Le 2 décembre 2003

Pour parvenir à réconcilier autant d’adolescents avec la lecture, il y a forcément une truc. Ou plutôt des trucs...
Pour parvenir à réconcilier autant d’adolescents avec la lecture, il y a forcément une truc. Ou plutôt des trucs...
La potion magique concoctée par J. K. Rowling se compose de différents ingrédients qui n’ont rien de nouveau mais qui, savamment distillés et pesés, aboutissent à une recette irrésistible. Il faut savoir que l’univers de Harry Potter est divisé en deux. D’un côté celui des sorciers, inaccessible au commun des mortels, de l’autre celui des "moldus", c’est-à-dire vous et moi. La règle d’or pour un sorcier est de ne rien dévoiler aux "moldus" de cet univers parallèle.
Evidemment, quand on vise le public des adolescents, il est préférable de parler... d’adolescents. Mais pas n’importe comment. Une amitié solide et inébranlable lie Harry à Hermione et Ron. Mais, au royaume des sorciers, il y a les bons et les méchants, les riches et les pauvres. Bien sûr, nos trois amis cumulent les "handicaps". Harry est orphelin, a été recueilli par son oncle et sa tante, les Dursley, qui le détestent et le martyrisent. Ron, lui, fait partie d’une famille pauvre de sept enfants. Ses parents ont la main sur le cœur, sont d’une totale intégrité et d’une générosité extrême. A tel point qu’Harry trouvera chez les Weasley une famille de substitution. Hermione a des parents "moldus". Comprenez par là qu’elle fait office d’erreur de casting au sein de la confrérie des sorciers et que l’accepter, c’est aussi accepter l’autre sans se soucier des apparences. Surtout qu’Hermione est une élève avide de connaissances, intelligente et brillante. Bien entendu, il s’agit de thèmes qui touchent directement les adolescents, exploités depuis longtemps en littérature. Le droit à la différence, la recherche de soi, la revanche du faible, l’exclusion et bien évidemment l’amitié, inexplicable et tellement personnelle... On joue tout sur la corde sensible. L’ensemble des personnages secondaires peut se décortiquer de la même façon. Hagrid, la brute au cœur d’or, Dumbledore, le directeur de Poudlard dont la confiance envers Harry n’est plus à démontrer, l’ensemble des professeurs...
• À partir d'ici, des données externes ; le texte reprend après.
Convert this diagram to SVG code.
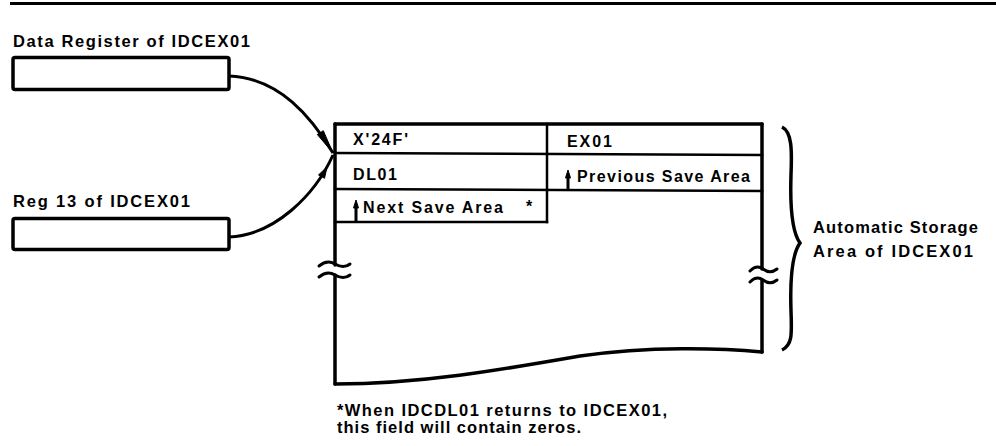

Contre eux se dresse, au sein de l’école, Drago Malefoy, l’antithèse absolue des trois compères. Dès le départ il s’annonce comme l’ennemi juré de Harry et de ses amis. Arrogant et riche, issu d’une très ancienne lignée de sorciers, fils d’un adepte de la magie noire très influent au Ministère, il parle du "sang impur" des sorciers à l’ascendance "moldue". Son père est un farouche partisan de Voldemort, l’assassin des parents de Harry. Cet ennemi prêt à tout œuvre pour les forces du mal et a juré la perte de Harry. Ainsi, chaque épisode de la saga raconte, à la façon d’un roman policier aux rebondissements multiples, la tentative de Voldemort pour tuer Harry. Et, évidemment, comment Harry et ses amis déjouent ses pièges machiavéliques. Le suspense s’entretient car, à tout moment, un bon peut basculer du côté des méchants si la magie noire s’en mêle...
Ajoutez à cela un langage spécifique aux sorciers, un tas d’objets aux pouvoirs fantastiques (cape d’invisibilité, balai magique...), des fantômes en pagaille, des animaux étranges sortis de bestiaires d’un autre âge, un lieu gigantesque dont les pièces possèdent d’étranges pouvoirs (Poudlard), des cours de potion et de sorcellerie, un sport réservé aux sorciers (le Quidditch), et le tour est joué. Un univers magique, fascinant car inaccessible, que chaque lecteur a l’impression de pénétrer par effraction et souhaite rallier. Le rôle du lecteur selon J.K. Rowling. Bien entendu, l’art de la narration et du rebondissement participent tout autant à la réussite de cette saga prévue en sept tomes. Pour le moment, le soufflé n’est pas retombé. Et, au vu du succès annoncé du cinquième épisode, il y a fort à parier que la magie de l’écriture opère encore longtemps.